REQUIRED WORK: Restate each line of the listing exactly, without carrying over any pictures.

RECORDED DATA:
/---
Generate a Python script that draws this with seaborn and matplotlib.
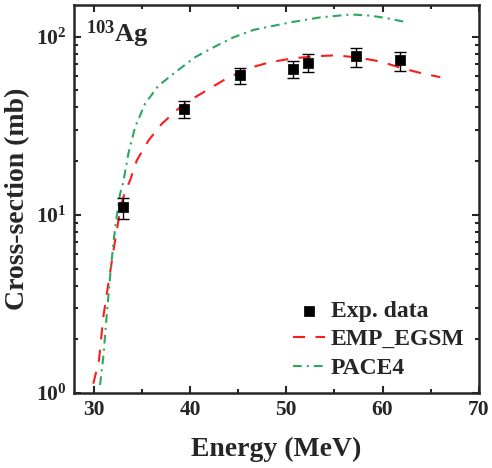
import numpy as np
import matplotlib
matplotlib.use("Agg")
import matplotlib.pyplot as plt
import seaborn as sns
import pandas as pd

# experimental points
exp_energy = [33.0, 39.4, 45.2, 50.7, 52.3, 57.2, 61.8]
exp_xs = [11.0, 39.0, 60.7, 65.9, 71.2, 77.3, 73.4]
exp_err_hi = [12.4, 43.6, 67.0, 72.7, 80.0, 86.4, 81.7]
exp_err_lo = [9.45, 34.7, 54.0, 58.9, 63.0, 67.3, 64.2]

# EMPIRE (EGSM) calculation
emp_energy = [29.93, 30.52, 30.97, 31.39, 31.74, 32.11, 32.43, 32.81, 33.2, 33.75, 34.45,
              35.66, 37.05, 38.78, 40.52, 42.26, 43.65, 45.9, 48.3, 50.76, 53.2, 55.2,
              57.6, 59.8, 62.2, 64.3, 66.0]
emp_xs = [1.13, 1.53, 2.68, 3.78, 5.0, 6.75, 8.55, 11.3, 13.3, 15.6, 20.2,
          26.1, 32.4, 39.4, 45.7, 52.0, 57.6, 66.0, 71.8, 75.6, 77.6, 78.5,
          76.0, 72.4, 66.0, 61.8, 59.2]

# PACE4 calculation
pace_energy = [30.63, 30.97, 31.22, 31.43, 31.67, 32.01, 32.3, 32.71, 33.05, 33.57, 34.27,
               35.31, 36.7, 38.44, 40.52, 42.6, 44.5, 46.6, 48.7, 50.76, 53.5, 56.7,
               58.75, 60.5, 62.6]
pace_xs = [1.11, 1.6, 2.35, 3.18, 4.48, 6.9, 9.3, 13.1, 15.3, 22.0, 31.0,
           42.0, 53.0, 63.0, 76.6, 88.0, 99.0, 109.0, 115.0, 121.0, 128.0, 133.0,
           131.0, 126.6, 120.0]

sns.set_style("ticks")
plt.rcParams['font.family'] = ['Liberation Serif', 'DejaVu Serif']
plt.rcParams['font.weight'] = 'bold'
plt.rcParams['axes.labelweight'] = 'bold'
plt.rcParams['mathtext.fontset'] = 'custom'
plt.rcParams['mathtext.rm'] = 'Liberation Serif:bold'
plt.rcParams['mathtext.bf'] = 'Liberation Serif:bold'
plt.rcParams['mathtext.it'] = 'Liberation Serif:bold'
plt.rcParams['mathtext.default'] = 'regular'

fig, ax = plt.subplots(figsize=(4.92, 4.68), dpi=100)
fig.subplots_adjust(left=0.15, right=0.973, top=0.989, bottom=0.16)

emp = pd.DataFrame({'E': emp_energy, 'xs': emp_xs})
pace = pd.DataFrame({'E': pace_energy, 'xs': pace_xs})

sns.lineplot(data=emp, x='E', y='xs', ax=ax, color='#ff1a1a', lw=1.5,
             label='EMP_EGSM', zorder=2)
ax.lines[-1].set_dashes([5.8, 5.0])
sns.lineplot(data=pace, x='E', y='xs', ax=ax, color='#2aa860', lw=1.5,
             label='PACE4', zorder=2)
ax.lines[-1].set_dashes([4.2, 2.4, 1.0, 2.4])

yerr = [np.array(exp_xs) - np.array(exp_err_lo), np.array(exp_err_hi) - np.array(exp_xs)]
ax.errorbar(exp_energy, exp_xs, yerr=yerr, fmt='none', ecolor='black',
            elinewidth=1.0, capsize=4, capthick=1.0, zorder=3)
sns.scatterplot(x=exp_energy, y=exp_xs, ax=ax, marker='s', color='black',
                s=45, edgecolor='black', label='Exp. data', zorder=4)

ax.set_yscale('log')
ax.set_xlim(27.9, 70)
ax.set_ylim(1, 150)
ax.set_xticks([30, 40, 50, 60, 70])
ax.xaxis.set_minor_locator(matplotlib.ticker.MultipleLocator(5))

for s in ax.spines.values():
    s.set_linewidth(1.8)
ax.tick_params(which='both', direction='in', top=True, right=True, width=1.5)
ax.tick_params(which='major', length=5, labelsize=15.5, pad=5)
ax.tick_params(which='minor', length=3)

ax.set_xlabel('Energy (MeV)', fontsize=20, labelpad=12)
ax.set_ylabel('Cross-section (mb)', fontsize=20, labelpad=4)

ax.text(0.03, 0.965, r'$^{103}$Ag', transform=ax.transAxes, fontsize=19,
        fontweight='bold', va='top', ha='left')

handles, labels = ax.get_legend_handles_labels()
order = [labels.index('Exp. data'), labels.index('EMP_EGSM'), labels.index('PACE4')]
ax.legend([handles[i] for i in order], [labels[i] for i in order],
          loc='lower right', frameon=False, handlelength=1.35,
          handletextpad=0.25, labelspacing=0.3, borderaxespad=0.2,
          prop={'weight': 'bold', 'size': 17})

fig.savefig('out.png', dpi=100)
\---
OUTPUT OF THE EXERCISE:
Generate a Python script that draws this with seaborn and matplotlib.
import numpy as np
import matplotlib
matplotlib.use("Agg")
import matplotlib.pyplot as plt
import seaborn as sns
import pandas as pd

# experimental points
exp_energy = [33.0, 39.4, 45.2, 50.7, 52.3, 57.2, 61.8]
exp_xs = [11.0, 39.0, 60.7, 65.9, 71.2, 77.3, 73.4]
exp_err_hi = [12.4, 43.6, 67.0, 72.7, 80.0, 86.4, 81.7]
exp_err_lo = [9.45, 34.7, 54.0, 58.9, 63.0, 67.3, 64.2]

# EMPIRE (EGSM) calculation
emp_energy = [29.93, 30.52, 30.97, 31.39, 31.74, 32.11, 32.43, 32.81, 33.2, 33.75, 34.45,
              35.66, 37.05, 38.78, 40.52, 42.26, 43.65, 45.9, 48.3, 50.76, 53.2, 55.2,
              57.6, 59.8, 62.2, 64.3, 66.0]
emp_xs = [1.13, 1.53, 2.68, 3.78, 5.0, 6.75, 8.55, 11.3, 13.3, 15.6, 20.2,
          26.1, 32.4, 39.4, 45.7, 52.0, 57.6, 66.0, 71.8, 75.6, 77.6, 78.5,
          76.0, 72.4, 66.0, 61.8, 59.2]

# PACE4 calculation
pace_energy = [30.63, 30.97, 31.22, 31.43, 31.67, 32.01, 32.3, 32.71, 33.05, 33.57, 34.27,
               35.31, 36.7, 38.44, 40.52, 42.6, 44.5, 46.6, 48.7, 50.76, 53.5, 56.7,
               58.75, 60.5, 62.6]
pace_xs = [1.11, 1.6, 2.35, 3.18, 4.48, 6.9, 9.3, 13.1, 15.3, 22.0, 31.0,
           42.0, 53.0, 63.0, 76.6, 88.0, 99.0, 109.0, 115.0, 121.0, 128.0, 133.0,
           131.0, 126.6, 120.0]

sns.set_style("ticks")
plt.rcParams['font.family'] = ['Liberation Serif', 'DejaVu Serif']
plt.rcParams['font.weight'] = 'bold'
plt.rcParams['axes.labelweight'] = 'bold'
plt.rcParams['mathtext.fontset'] = 'custom'
plt.rcParams['mathtext.rm'] = 'Liberation Serif:bold'
plt.rcParams['mathtext.bf'] = 'Liberation Serif:bold'
plt.rcParams['mathtext.it'] = 'Liberation Serif:bold'
plt.rcParams['mathtext.default'] = 'regular'

fig, ax = plt.subplots(figsize=(4.92, 4.68), dpi=100)
fig.subplots_adjust(left=0.15, right=0.973, top=0.989, bottom=0.16)

emp = pd.DataFrame({'E': emp_energy, 'xs': emp_xs})
pace = pd.DataFrame({'E': pace_energy, 'xs': pace_xs})

sns.lineplot(data=emp, x='E', y='xs', ax=ax, color='#ff1a1a', lw=1.5,
             label='EMP_EGSM', zorder=2)
ax.lines[-1].set_dashes([5.8, 5.0])
sns.lineplot(data=pace, x='E', y='xs', ax=ax, color='#2aa860', lw=1.5,
             label='PACE4', zorder=2)
ax.lines[-1].set_dashes([4.2, 2.4, 1.0, 2.4])

yerr = [np.array(exp_xs) - np.array(exp_err_lo), np.array(exp_err_hi) - np.array(exp_xs)]
ax.errorbar(exp_energy, exp_xs, yerr=yerr, fmt='none', ecolor='black',
            elinewidth=1.0, capsize=4, capthick=1.0, zorder=3)
sns.scatterplot(x=exp_energy, y=exp_xs, ax=ax, marker='s', color='black',
                s=45, edgecolor='black', label='Exp. data', zorder=4)

ax.set_yscale('log')
ax.set_xlim(27.9, 70)
ax.set_ylim(1, 150)
ax.set_xticks([30, 40, 50, 60, 70])
ax.xaxis.set_minor_locator(matplotlib.ticker.MultipleLocator(5))

for s in ax.spines.values():
    s.set_linewidth(1.8)
ax.tick_params(which='both', direction='in', top=True, right=True, width=1.5)
ax.tick_params(which='major', length=5, labelsize=15.5, pad=5)
ax.tick_params(which='minor', length=3)

ax.set_xlabel('Energy (MeV)', fontsize=20, labelpad=12)
ax.set_ylabel('Cross-section (mb)', fontsize=20, labelpad=4)

ax.text(0.03, 0.965, r'$^{103}$Ag', transform=ax.transAxes, fontsize=19,
        fontweight='bold', va='top', ha='left')

handles, labels = ax.get_legend_handles_labels()
order = [labels.index('Exp. data'), labels.index('EMP_EGSM'), labels.index('PACE4')]
ax.legend([handles[i] for i in order], [labels[i] for i in order],
          loc='lower right', frameon=False, handlelength=1.35,
          handletextpad=0.25, labelspacing=0.3, borderaxespad=0.2,
          prop={'weight': 'bold', 'size': 17})

fig.savefig('out.png', dpi=100)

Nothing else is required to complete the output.